Design of an Integrated Analog-to-Information Converter Based Sensor System for Neurophysiological Monitoring in Animals

Robbie D'Angelo, PhD candidate in Electrical and Computer Engineering

Advisors:
Sameer Sonkusale, Electrical and Computer Engineering
Barry Trimmer, Biology


Low power wireless sensor systems are of increasing interest in a variety of markets including medicine, robotics, gaming and consumer electronics. However, although many commercial examples of wireless sensors are in product circulation, measuring physiological events in small animals such as insects remains a challenge due to limited size and power requirements. A primary limitation on power consumption is the amount of data that must be transmitted. Typically, an analog-to-digital converter (ADC) is used to sample at or above the Nyquist rate to acquire a digital representation of the signals of interest. This digital data is then sent over a communication channel. In most systems both ADCs and transmitters consume power proportional to the number of samples that are taken.

We propose to reduce power consumption by reducing the number of digital samples that must be acquired to gather the signals of interest. This can be done by using an analog-to-information converter (AIC), instead of a traditional ADC, to extract features of the physiological events rather than the raw data. These extracted features often have a much more concise digital representation, decreasing the data transmission rate which consequently decreases the power consumption.

In this project we would like to apply the AIC concept to the design of a physiological monitoring system for studying the neurophysiology of animals. The information gathered could be used to inform the design of novel biomimetic robots. The end product would be a compact system that integrates the sensing electrodes and front end electronics with the AIC circuitry. If this is successful, wireless power and data telemetry could also be integrated to fully eliminate the need for tethering, which may allow the animal to move more naturally.
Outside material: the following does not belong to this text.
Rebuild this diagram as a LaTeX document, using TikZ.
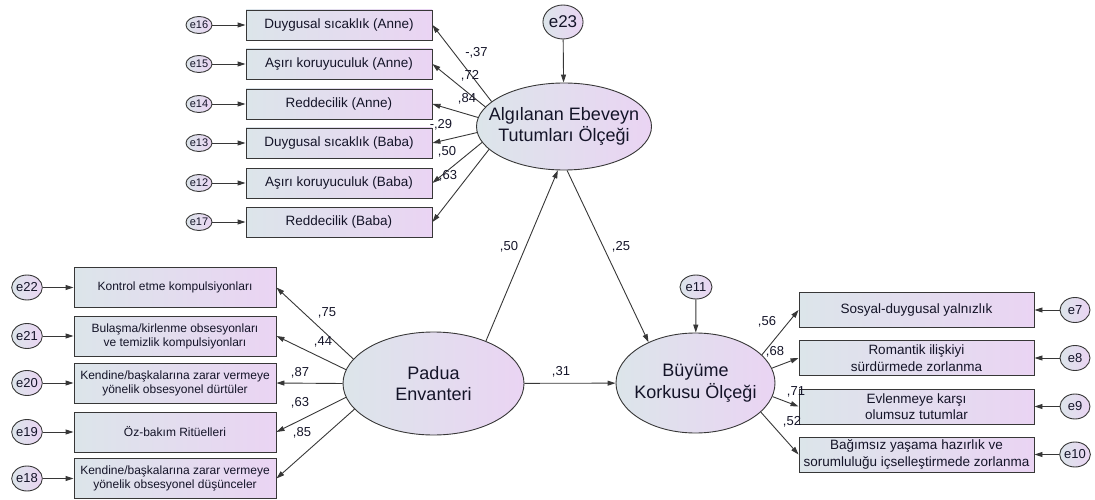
\documentclass[tikz,border=0pt]{standalone}
\usepackage{fontspec}
\setmainfont{Liberation Sans}
\usepackage{tikz}
\usetikzlibrary{
	arrows.meta,
	shapes,
}
\definecolor{fillL}{RGB}{220,229,234}
\definecolor{fillR}{RGB}{234,212,243}
\definecolor{edgegray}{RGB}{55,55,55}
\definecolor{ink}{RGB}{20,20,40}
\tikzset{box/.style={draw=edgegray,rectangle,inner sep=0pt,left color=fillL,right color=fillR,text=ink,align=center,line width=0.9pt,}}
\tikzset{top box/.style={box,minimum width=186pt,minimum height=30pt,font=\fontsize{13.5}{15}\selectfont,}}
\tikzset{left box/.style={box,minimum width=202pt,minimum height=40pt,font=\fontsize{12}{14}\selectfont,}}
\tikzset{right box/.style={box,minimum width=235pt,minimum height=35pt,font=\fontsize{13.5}{16.5}\selectfont,}}
\tikzset{latent/.style={box,ellipse,}}
\tikzset{latent text/.style={text=ink,align=center,inner sep=0pt,font=\fontsize{18}{21.5}\selectfont,}}
\tikzset{err/.style={box,ellipse,}}
\tikzset{small err/.style={err,minimum width=26pt,minimum height=17pt,font=\fontsize{11}{12}\selectfont,}}
\tikzset{side err/.style={err,minimum width=30pt,minimum height=25pt,font=\fontsize{13}{14}\selectfont,}}
\tikzset{coef/.style={text=ink,inner sep=0pt,font=\fontsize{13}{14}\selectfont,}}
\tikzset{link/.style={draw=edgegray,line width=0.9pt,->,}}
\tikzset{
	>={Triangle[length=8pt,width=5pt]},
}

\begin{document}
\begin{tikzpicture}[x=1pt,y=-1pt]
\useasboundingbox (0,0) rectangle (1095,500);

\node[top box](a1) at(339,25) {Duygusal sıcaklık (Anne)};
\node[top box](a2) at(339,64) {Aşırı koruyuculuk (Anne)};
\node[top box](a3) at(339,104) {Reddecilik (Anne)};
\node[top box](a4) at(339,143) {Duygusal sıcaklık (Baba)};
\node[top box](a5) at(339,183) {Aşırı koruyuculuk (Baba)};
\node[top box](a6) at(339,222) {Reddecilik (Baba)};

\node[small err](e16) at(199,25) {e16};
\node[small err](e15) at(199,64) {e15};
\node[small err](e14) at(199,104) {e14};
\node[small err](e13) at(199,143) {e13};
\node[small err](e12) at(199,183) {e12};
\node[small err](e17) at(199,222) {e17};

\node[left box](p1) at(175,287.5) {Kontrol etme kompulsiyonları};
\node[left box](p2) at(175,336) {Bulaşma/kirlenme obsesyonları\\ ve temizlik kompulsiyonları};
\node[left box](p3) at(175,383) {Kendine/başkalarına zarar vermeye\\yönelik obsesyonel dürtüler};
\node[left box](p4) at(175,432) {Öz-bakım Ritüelleri};
\node[left box](p5) at(175,478.5) {Kendine/başkalarına zarar vermeye\\yönelik obsesyonel düşünceler};

\node[side err](e22) at(27,287.5) {e22};
\node[side err](e21) at(27,336) {e21};
\node[side err](e20) at(27,383) {e20};
\node[side err](e19) at(27,432) {e19};
\node[side err](e18) at(27,478.5) {e18};

\node[right box](b1) at(916.5,310) {Sosyal-duygusal yalnızlık};
\node[right box](b2) at(916.5,358) {Romantik ilişkiyi\\sürdürmede zorlanma};
\node[right box](b3) at(916.5,406.5) {Evlenmeye karşı\\olumsuz tutumlar};
\node[right box](b4) at(916.5,454.5) {Bağımsız yaşama hazırlık ve\\sorumluluğu içselleştirmede zorlanma};

\node[side err](e7) at(1075,310) {e7};
\node[side err](e8) at(1075,358) {e8};
\node[side err](e9) at(1075,406.5) {e9};
\node[side err](e10) at(1075,454.5) {e10};

\node[latent,minimum width=175pt,minimum height=87pt](ebev) at(564,126.5) {};
\node[latent text](ebevT) at(ebev) {Algılanan Ebeveyn\\Tutumları Ölçeği};
\node[latent,minimum width=181pt,minimum height=103pt](padua) at(433.5,383.5) {};
\node[latent text](paduaT) at(padua) {Padua\\Envanteri};
\node[latent,minimum width=159pt,minimum height=100pt](buy) at(695.5,383) {};
\node[latent text](buyT) at(buy) {Büyüme\\Korkusu Ölçeği};

\node[err,minimum width=40pt,minimum height=34pt,font=\fontsize{17}{18}\selectfont](e23) at(563,22) {e23};
\node[err,minimum width=32pt,minimum height=24pt,font=\fontsize{13}{14}\selectfont](e11) at(696,287) {e11};

\draw[link] (e16) -- (a1);
\draw[link] (e15) -- (a2);
\draw[link] (e14) -- (a3);
\draw[link] (e13) -- (a4);
\draw[link] (e12) -- (a5);
\draw[link] (e17) -- (a6);
\draw[link] (e22) -- (p1);
\draw[link] (e21) -- (p2);
\draw[link] (e20) -- (p3);
\draw[link] (e19) -- (p4);
\draw[link] (e18) -- (p5);
\draw[link] (e7) -- (b1);
\draw[link] (e8) -- (b2);
\draw[link] (e9) -- (b3);
\draw[link] (e10) -- (b4);
\draw[link] (e23) -- (ebev);
\draw[link] (e11) -- (buy);

\draw[link] (ebev.161) -- (a1.east);
\draw[link] (ebev.166) -- (a2.east);
\draw[link] (ebev.174) -- (a3.east);
\draw[link] (ebev.-176) -- (a4.east);
\draw[link] (ebev.-169) -- (a5.east);
\draw[link] (ebev.-163) -- (a6.east);

\draw[link] (padua.163) -- (p1.east);
\draw[link] (padua.171) -- (p2.east);
\draw[link] (padua.180) -- (p3.east);
\draw[link] (padua.-171) -- (p4.east);
\draw[link] (padua.-162) -- (p5.east);

\draw[link] (buy.23) -- (b1.west);
\draw[link] (buy.11) -- (b2.west);
\draw[link] (buy.-10) -- (b3.west);
\draw[link] (buy.-24) -- (b4.west);

\draw[link] (padua.39) -- (ebev.-98);
\draw[link] (ebev.-86) -- (buy.139);
\draw[link] (padua) -- (buy);

\node[coef](c1) at(476.5,53) {-,37};
\node[coef](c2) at(470,76) {,72};
\node[coef](c3) at(467,99) {,84};
\node[coef](c4) at(441,125) {-,29};
\node[coef](c5) at(447,152) {,50};
\node[coef](c6) at(448,176) {,63};

\node[coef](c7) at(327,313) {,75};
\node[coef](c8) at(323,342) {,44};
\node[coef](c9) at(300,373) {,87};
\node[coef](c10) at(300,403) {,63};
\node[coef](c11) at(302,433) {,85};

\node[coef](c12) at(767,322) {,56};
\node[coef](c13) at(775,352) {,68};
\node[coef](c14) at(796,392) {,71};
\node[coef](c15) at(792,422) {,52};

\node[coef](c16) at(509,247) {,50};
\node[coef](c17) at(621,247) {,25};
\node[coef](c18) at(561,372) {,31};

\end{tikzpicture}
\end{document}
This project will use the manduca sexta as a model system due to its complex motor mechanics, which, if unfolded, could have a profound impact on the design of soft robot control systems. A miniaturized sensing system of this type could be easily modified for several other physiological monitoring contexts. Experiments with the model system to verify the applicability of the sensor platform will be conducted in collaboration with the Neuromechanics and Biomimetic Devices Laboratory at Tufts University under Dr. Barry Trimmer.